Why Apple Is Appealing a Probe by the UK’s Competition Watchdog

Technology giant Apple has filed an appeal against an investigation by Britain’s competition watchdog into the dominance of its mobile browsers in the cloud gaming market.

Last November, the Competition and Markets Authority (CMA), Britain’s competition regulator, launched a full investigation into cloud gaming and mobile browsers on concerns about restrictions by iPhone-maker Apple and Google.

U.S. tech giants, including Google’s owner Alphabet and Apple, are drawing increasing attention from competition regulators in Brussels, London and elsewhere.

Lawyers representing Apple said in a notice filed with the Competition Appeal Tribunal on Friday that the CMA’s investigation should be reviewed. In its argument, lawyers said that the CMA had missed timing requirements linked to the launch of an investigation.

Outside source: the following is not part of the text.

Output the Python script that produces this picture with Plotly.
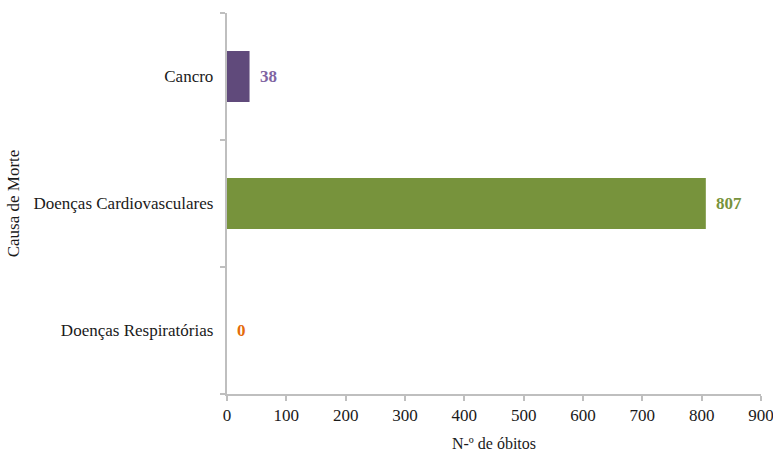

“Apple seeks 1) an Order that the MIR Decision is quashed. 2) a declaration that the MIR Decision and market investigation purportedly launched by reference to it are invalid and of no legal effect,” the filing with the Appeal Tribunal showed.

Responding to the appeal, the CMA said on Friday it would defend its position and continue to progress its work in line with the statutory timetable.

“We opened this investigation to make sure that UK consumers get a better choice of mobile web services and that UK developers can invest in innovative mobile content and services,” the CMA said in an emailed statement.

There is due to be a preliminary hearing on the matter on Tuesday, according to the Competition Appeal Tribunal website.

Back in November 2022, the CMA said responses to its consultation from June revealed “substantial support” for a fuller investigation into the matter and how Apple restricts cloud gaming through its app store.

“Many UK businesses and web developers tell us they feel that they are being held back by restrictions set by Apple and Google,” said Sarah Cardell, interim chief executive of the CMA, in a statement at the time.